Aging produces changes in memory.
10:23
A very small part of the total relationship between memory and aging.
So, in this case we found that health is not a very good mediating effect.
It's that aging itself, what happens in the brain,
with aging is really what produces the changes we see with memory, and
we know a lot about that now, about the hippocampus, and
how it's really important for formation of new memories, of episodic memories,
and how the hippocampus shows changes with normal aging.
Just to show that we actually did a study to look at something that
might mediate between age and memory, and what we did was come up with
a measure that really just look at neural efficiency of the brain.

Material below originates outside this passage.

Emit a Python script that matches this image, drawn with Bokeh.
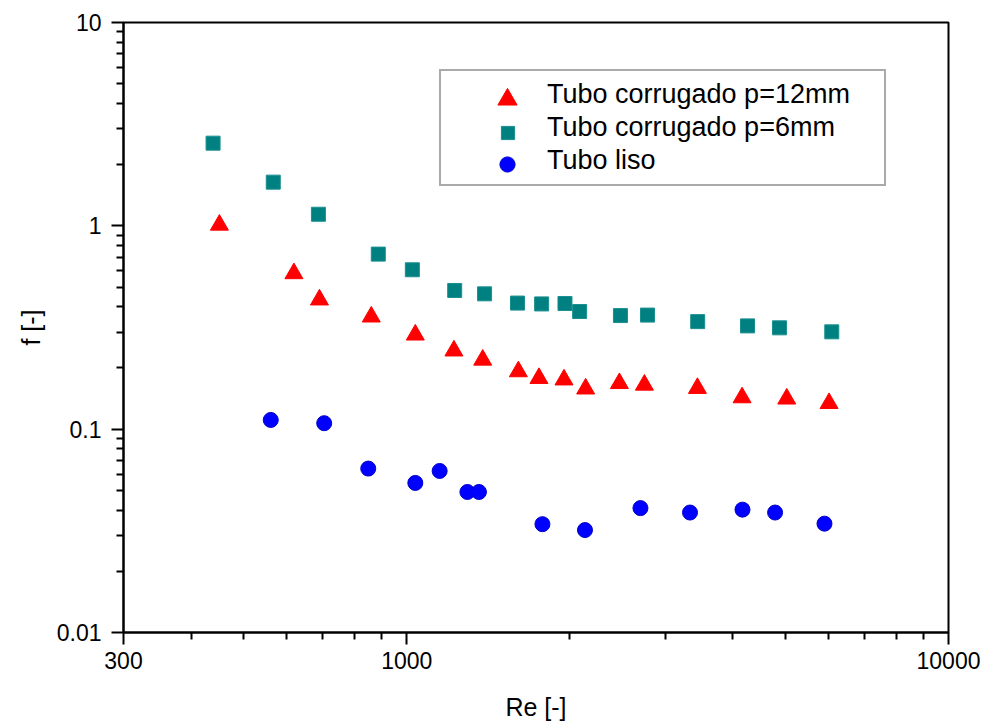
from bokeh.plotting import figure
from bokeh.models import Range1d, FixedTicker, Legend, LegendItem
from bokeh.embed import file_html
from bokeh.resources import INLINE

# ---- data ----
re_p12 = [451, 619, 690, 860, 1037, 1222, 1381, 1607, 1754, 1951, 2139, 2469, 2746, 3440, 4159, 5028, 6019]
f_p12 = [1.01, 0.583, 0.433, 0.357, 0.291, 0.243, 0.219, 0.192, 0.178, 0.175, 0.158, 0.168, 0.165, 0.159, 0.143, 0.141, 0.134]

re_p6 = [439, 567, 687, 886, 1024, 1226, 1392, 1601, 1774, 1959, 2085, 2480, 2782, 3444, 4256, 4875, 6089]
f_p6 = [2.55, 1.64, 1.14, 0.726, 0.608, 0.481, 0.463, 0.417, 0.413, 0.415, 0.379, 0.362, 0.364, 0.338, 0.322, 0.315, 0.301]

re_liso = [561, 704, 849, 1037, 1150, 1294, 1359, 1780, 2133, 2700, 3333, 4166, 4785, 5903]
f_liso = [0.111, 0.107, 0.064, 0.0544, 0.0623, 0.0491, 0.0491, 0.0341, 0.0319, 0.0409, 0.0389, 0.0402, 0.0389, 0.0343]

labels = ["Tubo corrugado p=12mm", "Tubo corrugado p=6mm", "Tubo liso"]

x_major = [300, 1000, 10000]
x_minor = [400, 500, 600, 700, 800, 900, 2000, 3000, 4000, 5000, 6000, 7000, 8000, 9000]
y_major = [0.01, 0.1, 1, 10]
y_minor = [0.02, 0.03, 0.04, 0.05, 0.06, 0.07, 0.08, 0.09,
           0.2, 0.3, 0.4, 0.5, 0.6, 0.7, 0.8, 0.9,
           2, 3, 4, 5, 6, 7, 8, 9]
x_tick_labels = {300: "300", 1000: "1000", 10000: "10000"}
y_tick_labels = {0.01: "0.01", 0.1: "0.1", 1: "1", 10: "10"}

FONT = "Liberation Sans"
FRAME_L, FRAME_T, FRAME_W, FRAME_H = 123, 22, 825, 610
FRAME_B = FRAME_T + FRAME_H

p = figure(
    x_axis_type="log", y_axis_type="log",
    x_range=Range1d(300, 10000), y_range=Range1d(0.01, 10),
    frame_width=FRAME_W, frame_height=FRAME_H,
    min_border_left=FRAME_L, min_border_right=36, min_border_top=FRAME_T, min_border_bottom=92,
    output_backend="svg", toolbar_location=None,
    background_fill_color="white", border_fill_color="white",
)
p.grid.visible = False
p.outline_line_color = "black"
p.outline_line_width = 2

for ax in (p.xaxis[0], p.yaxis[0]):
    ax.axis_line_width = 2
    ax.axis_line_color = "black"
    ax.major_tick_line_width = 2
    ax.minor_tick_line_width = 2
    ax.major_tick_line_color = "black"
    ax.minor_tick_line_color = "black"
    ax.major_tick_in = 0
    ax.major_tick_out = 12
    ax.minor_tick_in = 0
    ax.minor_tick_out = 7
    ax.major_label_text_font = FONT
    ax.major_label_text_font_size = "23px"
    ax.major_label_text_color = "black"
    ax.axis_label_text_font = FONT
    ax.axis_label_text_font_size = "25px"
    ax.axis_label_text_font_style = "normal"
    ax.axis_label_text_color = "black"

p.xaxis.ticker = FixedTicker(ticks=x_major, minor_ticks=x_minor)
p.yaxis.ticker = FixedTicker(ticks=y_major, minor_ticks=y_minor)
p.xaxis.major_label_overrides = x_tick_labels
p.yaxis.major_label_overrides = y_tick_labels
p.xaxis.axis_label = "Re [-]"
p.yaxis.axis_label = "f [-]"
p.xaxis.major_label_standoff = 7
p.yaxis.major_label_standoff = 10
p.xaxis.axis_label_standoff = 21
p.yaxis.axis_label_standoff = 9

r_p12 = p.scatter(re_p12, f_p12, marker="triangle", size=18,
                  fill_color="#ff0000", line_color="#ff0000", line_width=1)
r_p6 = p.scatter(re_p6, f_p6, marker="square", size=14,
                 fill_color="#008080", line_color="#1a8f8f", line_width=1)
r_liso = p.scatter(re_liso, f_liso, marker="circle", size=15,
                   fill_color="#0000ff", line_color="#0000cc", line_width=1)

# Legend box with the labels (no glyphs drawn here)
box_left, box_bottom = 439, 186
legend_box = Legend(
    items=[LegendItem(label=labels[0], renderers=[]),
           LegendItem(label=labels[1], renderers=[]),
           LegendItem(label=labels[2], renderers=[])],
    location=(box_left - FRAME_L, FRAME_B - box_bottom),
    padding=7, spacing=0,
    glyph_width=0, glyph_height=33, label_height=33,
    label_standoff=99, label_width=330,
    label_text_font=FONT, label_text_font_size="27px", label_text_color="black",
    border_line_color="#555555", border_line_width=2,
    background_fill_color="white", background_fill_alpha=1,
)
p.add_layout(legend_box)

# Legend glyph keys, one small borderless legend per series so sizes differ
key_x = 507
for rend, cy, box in ((r_p12, 99, 48), (r_p6, 132, 33), (r_liso, 164, 38)):
    lg = Legend(
        items=[LegendItem(label=" ", renderers=[rend])],
        location=(key_x - box / 2 - FRAME_L, FRAME_B - (cy + box / 2)),
        padding=0, spacing=0, margin=0,
        glyph_width=box, glyph_height=box, label_height=box,
        label_standoff=0, label_width=0,
        label_text_font_size="1px",
        border_line_alpha=0, background_fill_alpha=0,
    )
    p.add_layout(lg)

open("out.html", "w").write(file_html(p, INLINE))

An example would be perceptual speed,
how fast we can make decisions about perceptual things happening, and
look to see whether perceptual speed mediated the age memory relationships,
and sense it measures brain efficiency, we really expected that to happen.
So in a different thing, here's the age, memory relationship again,
unlike health when we added perceptual speed it accounts for
most of the relationship between age and memory.
So now we have a mediating effect, and we understand better what it
is about the age, memory relationships in terms of causation.
So sometimes mediation can actually expand their knowledge.
We want to make sure that we,
if we have mediation we don't expect it that we understand it.
11:57
So what are the variables, we have dependent variables, what we measure,
we have independent variables, what we manipulate, and we may have confounding
variables, things that covariate with the the independent variable.
Third variable problems, or it might just be a placebo-like effect,
because we're doing anything with the participance in that research.
We gotta make sure that anything can be controlled for by looking at what
is the actual independent variable we want to measure, and in my example,
it was whether or not the video games were violent versus non-violent.
In that we made a very much more precise independent variable we've controlled for
the placebo effect of just simply watching video games, and
mediating variables, variables that can mediate in between the independent
variable that we're manipulating, and the dependent variable that we're measuring.